DIFC Data Protection Act: published in July 2020 and took effect in October 2020, this new regulation aims to modernise and harmonise data protection within the Dubai International Financial Centre (DIFC) and is heavily aligned to the principles and concepts of EU GDPR.
This rule will affect your business in so far as your EMEA or Asia based Relationship Managers travel to or engage with Dubai clients. If your entity is already EU GDPR compliant then DIFC rules will not add much to your existing processes, however if your entity is not EU GDPR compliant (e.g., Asia business), then you may need to amend your privacy notices used cross-border when engaging with Dubai.
PRIIPS KID replaces UCITs KIID: existing UCITs KIID will be replaced by the new PRIIPS KID and fund houses will have to produce PRIIPS KID from 1 January 2022. This change would have a considerable impact on asset management industry, however the impact on private banks should not be underestimated. At the very least wealth managers will have to amend Fund Agreements to reflect new documentation requirements as well as amending marketing / internal websites and storage/systems to remove references to the expired UCITS KIIDs.
Amendment of AIFMD regime rules: ESMA published recommendations to the EC for wide ranging reforms of AIFMD regime. ESMA suggests greater harmonisation of UCITS and AIFMD rules. It is unclear at this stage which reforms might be considered and reforms, if any, will be released in 2022.
Revised Swiss Federal Act on Data Protection (FADP): Swiss Legislature is working on revising the existing Federal Act on Data Protection (FADP). It is an uplift to the existing Swiss data protection rules to align with EU GDPR standards.

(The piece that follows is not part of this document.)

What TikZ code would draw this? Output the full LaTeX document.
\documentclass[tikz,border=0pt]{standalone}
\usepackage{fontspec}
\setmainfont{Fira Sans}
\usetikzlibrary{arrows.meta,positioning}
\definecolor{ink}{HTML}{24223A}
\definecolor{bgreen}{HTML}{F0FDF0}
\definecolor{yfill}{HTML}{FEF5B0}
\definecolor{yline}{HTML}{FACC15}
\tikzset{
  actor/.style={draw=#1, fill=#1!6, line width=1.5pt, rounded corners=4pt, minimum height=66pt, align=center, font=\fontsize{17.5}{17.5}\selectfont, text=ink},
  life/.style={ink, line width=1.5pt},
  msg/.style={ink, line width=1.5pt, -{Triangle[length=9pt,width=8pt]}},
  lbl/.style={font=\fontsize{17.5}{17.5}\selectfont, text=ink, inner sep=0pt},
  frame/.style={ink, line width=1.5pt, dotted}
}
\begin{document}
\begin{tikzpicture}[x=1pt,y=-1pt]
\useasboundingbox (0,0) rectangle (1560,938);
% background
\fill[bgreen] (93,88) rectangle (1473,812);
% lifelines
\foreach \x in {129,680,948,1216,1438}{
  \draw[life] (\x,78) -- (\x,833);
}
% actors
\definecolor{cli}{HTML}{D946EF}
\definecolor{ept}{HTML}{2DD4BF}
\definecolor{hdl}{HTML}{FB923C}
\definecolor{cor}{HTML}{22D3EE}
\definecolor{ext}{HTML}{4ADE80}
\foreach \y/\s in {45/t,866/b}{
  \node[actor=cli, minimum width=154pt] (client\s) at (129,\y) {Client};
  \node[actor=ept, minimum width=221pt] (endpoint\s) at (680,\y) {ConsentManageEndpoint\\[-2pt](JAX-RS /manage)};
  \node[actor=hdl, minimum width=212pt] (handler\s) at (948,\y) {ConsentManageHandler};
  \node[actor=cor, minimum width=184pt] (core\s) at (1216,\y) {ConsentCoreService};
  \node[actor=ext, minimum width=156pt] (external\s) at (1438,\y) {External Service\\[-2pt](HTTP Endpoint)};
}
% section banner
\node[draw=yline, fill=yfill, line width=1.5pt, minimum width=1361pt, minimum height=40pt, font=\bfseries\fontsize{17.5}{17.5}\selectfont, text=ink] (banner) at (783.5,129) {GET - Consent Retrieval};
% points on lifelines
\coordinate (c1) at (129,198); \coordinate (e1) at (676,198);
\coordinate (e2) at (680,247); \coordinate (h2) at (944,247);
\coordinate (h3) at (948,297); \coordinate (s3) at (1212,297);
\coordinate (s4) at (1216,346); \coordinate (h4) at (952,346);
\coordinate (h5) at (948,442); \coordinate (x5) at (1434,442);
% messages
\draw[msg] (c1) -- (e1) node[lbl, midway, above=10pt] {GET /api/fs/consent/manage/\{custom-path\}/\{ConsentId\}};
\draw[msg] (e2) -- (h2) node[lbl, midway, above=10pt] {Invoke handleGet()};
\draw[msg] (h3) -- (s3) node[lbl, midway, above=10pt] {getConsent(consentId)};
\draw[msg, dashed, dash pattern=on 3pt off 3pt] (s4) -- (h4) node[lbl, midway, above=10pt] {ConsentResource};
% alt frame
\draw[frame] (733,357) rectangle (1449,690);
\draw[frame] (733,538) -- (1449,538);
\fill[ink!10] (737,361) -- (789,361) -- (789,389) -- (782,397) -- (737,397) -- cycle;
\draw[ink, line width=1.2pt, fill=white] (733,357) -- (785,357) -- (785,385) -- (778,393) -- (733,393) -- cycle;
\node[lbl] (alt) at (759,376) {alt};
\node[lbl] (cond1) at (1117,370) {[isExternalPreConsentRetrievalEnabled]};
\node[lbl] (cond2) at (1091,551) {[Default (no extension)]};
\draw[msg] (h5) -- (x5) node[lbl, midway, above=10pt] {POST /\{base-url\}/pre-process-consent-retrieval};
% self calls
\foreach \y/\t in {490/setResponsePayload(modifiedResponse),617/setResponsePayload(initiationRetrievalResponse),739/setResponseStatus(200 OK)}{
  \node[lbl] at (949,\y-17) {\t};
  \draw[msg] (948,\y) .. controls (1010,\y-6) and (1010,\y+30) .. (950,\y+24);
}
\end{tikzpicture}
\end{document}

CSDR (Central Securities Depositary Regulation): this is one of the key regulations adopted in the aftermath of the financial crisis, with a view to improving the functioning and stability of financial markets. Implementation delayed to February 2021. In December 2020, the EU Commission has recently issued a targeted consultation to gather views on the implementation of the CSDR. Wealth managers should form working groups to address these rules changes early on.
EMIR Refit (Trade repository reporting part): In December 2020, ESMA published its final report on draft regulatory technical standards (RTS) and implementing technical standards (ITS) on reporting requirements, data quality, data access and registration of trade repositories. The rules kick in mid-2022, however as these will affect the format and the way in which your Operations teams report to trade repositories, it is an opportune moment for wealth managers to start performing an initial business analysis. From the initial analysis, the new rules have increased the total reportable fields from 129 to 203, with some of the original 129 fields being retired and some existing fields being renamed or assigned to new sections.

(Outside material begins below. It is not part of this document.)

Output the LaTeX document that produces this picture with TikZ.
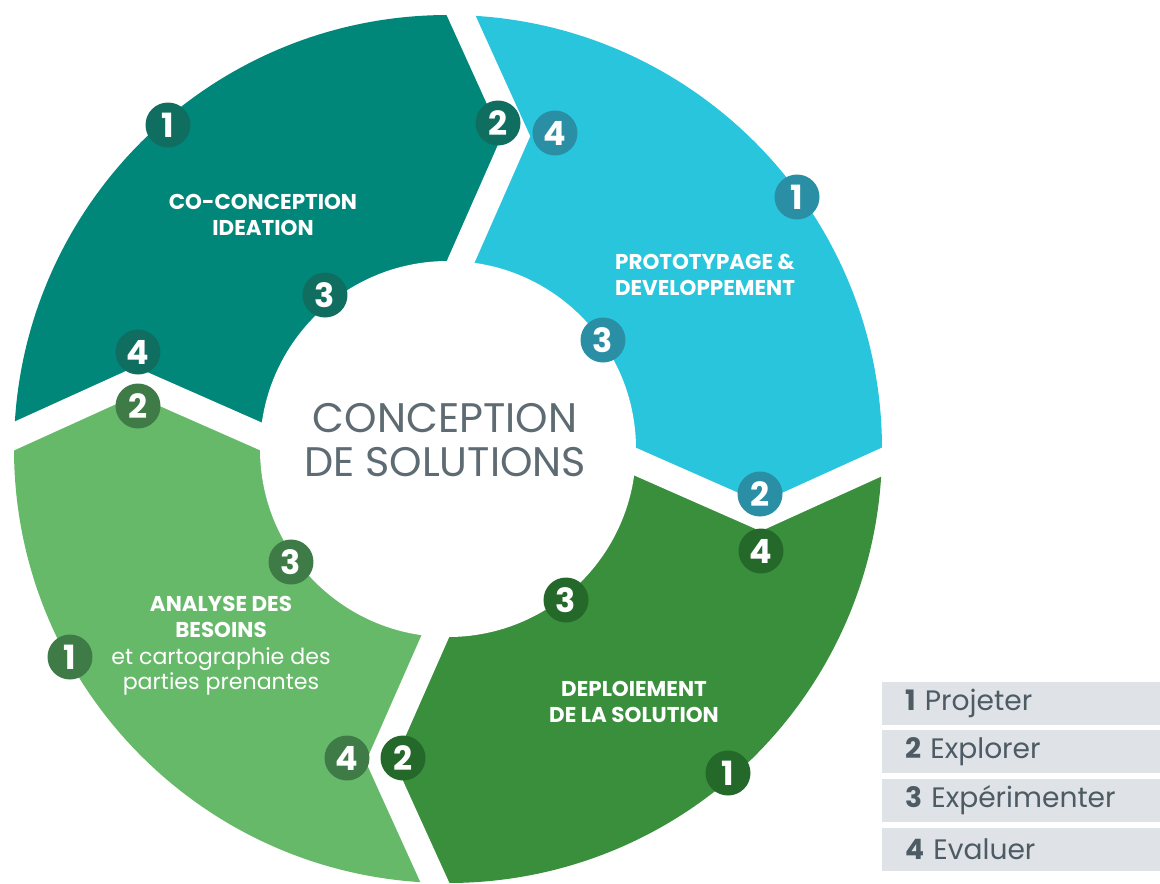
\documentclass[tikz,border=0pt]{standalone}
\usepackage{fontspec}
\setmainfont{Poppins}
\usepackage{tikz}
\usetikzlibrary{positioning}

\definecolor{segteal}{HTML}{01877A}
\definecolor{segblue}{HTML}{29C5DD}
\definecolor{seggreen}{HTML}{3A8F3D}
\definecolor{seglgreen}{HTML}{67B96A}
\definecolor{tealbadge}{HTML}{0F6E60}
\definecolor{bluebadge}{HTML}{2A8FA5}
\definecolor{greenbadge}{HTML}{24682A}
\definecolor{lgbadge}{HTML}{3F7B46}
\definecolor{legfill}{HTML}{DFE2E6}
\definecolor{legtext}{HTML}{4D5B64}
\definecolor{ctrtext}{HTML}{5E6B73}

\begin{document}
\begin{tikzpicture}[x=0.02cm, y=-0.02cm,
  badge/.style={circle, fill=#1, text=white, minimum size=0.9cm, inner sep=0pt, font=\bfseries\fontsize{19}{19}\selectfont},
  segtitle/.style={text=white, align=center, inner sep=0pt, font=\bfseries\fontsize{12.2}{15}\selectfont},
  legbar/.style={fill=legfill, text=legtext, minimum height=0.86cm, text width=4.64cm, inner xsep=0.46cm, align=left, font=\fontsize{16}{16}\selectfont},
  gap/.style={white, line width=0.52cm}]
\useasboundingbox (0,0) rectangle (1160,883);

% ring segments
\begin{scope}[shift={(448,449)}]
\clip (0,0) circle (434);
\fill[segteal] (0,0) -- (181.7:170) -- (192.26:320) -- (179.05:480) -- (225:700) -- (269.05:480) -- (282.26:320) -- (271.7:170) -- cycle;
\fill[segblue] (0,0) -- (271.7:170) -- (282.26:320) -- (269.05:480) -- (315:700) -- (359.05:480) -- (12.26:320) -- (1.7:170) -- cycle;
\fill[seggreen] (0,0) -- (1.7:170) -- (12.26:320) -- (-0.95:480) -- (45:700) -- (89.05:480) -- (102.26:320) -- (91.7:170) -- cycle;
\fill[seglgreen] (0,0) -- (91.7:170) -- (102.26:320) -- (89.05:480) -- (135:700) -- (179.05:480) -- (192.26:320) -- (181.7:170) -- cycle;
\end{scope}
\begin{scope}[shift={(448,449)}]
\fill[white] (0,0) circle (188);
\draw[gap] (179.05:480) -- (192.26:320) -- (181.7:170);
\draw[gap] (269.05:480) -- (282.26:320) -- (271.7:170);
\draw[gap] (-0.95:480) -- (12.26:320) -- (1.7:170);
\draw[gap] (89.05:480) -- (102.26:320) -- (91.7:170);
\end{scope}

% centre
\node[text=ctrtext, align=center, font=\fontsize{23.5}{25}\selectfont] (ctr) at (445,440) {CONCEPTION\\DE SOLUTIONS};

% titles
\node[segtitle] (ideation) at (263,215) {CO-CONCEPTION\\IDEATION};
\node[segtitle] (proto) at (705,275) {PROTOTYPAGE \&\\DEVELOPPEMENT};
\node[segtitle] (deploi) at (634,702) {DEPLOIEMENT\\DE LA SOLUTION};
\node[segtitle] (analyse) at (221,617) {ANALYSE DES\\BESOINS};
\node[text=white, align=center, inner sep=0pt, font=\fontsize{12.6}{12}\selectfont] (carto) [below=0.18cm of analyse] {et cartographie des\\parties prenantes};

% badges
\node[badge=tealbadge] (teal1) at (168,125) {1};
\node[badge=tealbadge] (teal2) at (498,123) {2};
\node[badge=tealbadge] (teal3) at (325,295) {3};
\node[badge=tealbadge] (teal4) at (138,352) {4};
\node[badge=bluebadge] (blue4) at (555,133) {4};
\node[badge=bluebadge] (blue1) at (797,197) {1};
\node[badge=bluebadge] (blue3) at (603,340) {3};
\node[badge=bluebadge] (blue2) at (760,494) {2};
\node[badge=greenbadge] (green4) at (761,551) {4};
\node[badge=greenbadge] (green3) at (566,600) {3};
\node[badge=greenbadge] (green2) at (403,758) {2};
\node[badge=greenbadge] (green1) at (728,773) {1};
\node[badge=lgbadge] (lg2) at (138,406) {2};
\node[badge=lgbadge] (lg3) at (291,562) {3};
\node[badge=lgbadge] (lg1) at (70,657) {1};
\node[badge=lgbadge] (lg4) at (347,758) {4};

% legend
\node[legbar] (leg1) at (1021,703) {\textbf{1} Projeter};
\node[legbar] (leg2) [below=0.1cm of leg1] {\textbf{2} Explorer};
\node[legbar] (leg3) [below=0.1cm of leg2] {\textbf{3} Expérimenter};
\node[legbar] (leg4) [below=0.1cm of leg3] {\textbf{4} Evaluer};
\end{tikzpicture}
\end{document}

UK specific PRIIPS KID: in October 2020, the Financial Services Bill was introduced to the House of Commons. The Bill will make amendments to the UK PRIIPS Regulation regime and will give the FCA the power to stipulate what information should be provided in the PRIIPS KID. This leaves international private banks with an unenviable task of navigating through different PRIIPS KIDs content rules depending on the country. The full impact is yet to be determined.
EC Digital Operational Resilience (DORA): in September 2020, the EC published its draft regulation on digital operational resilience for the EU financial services sector. The new rules focus on firms’ control frameworks on ICT risks and will require firms to implement ICT related incident management process.
At the same time UK FCA has been consulting on changes to how firms approach their operational resilience (FCA Operational Resilience CP19/32). The new rules are expected to be published in Q1 2021 but to be implemented by Q1 2022.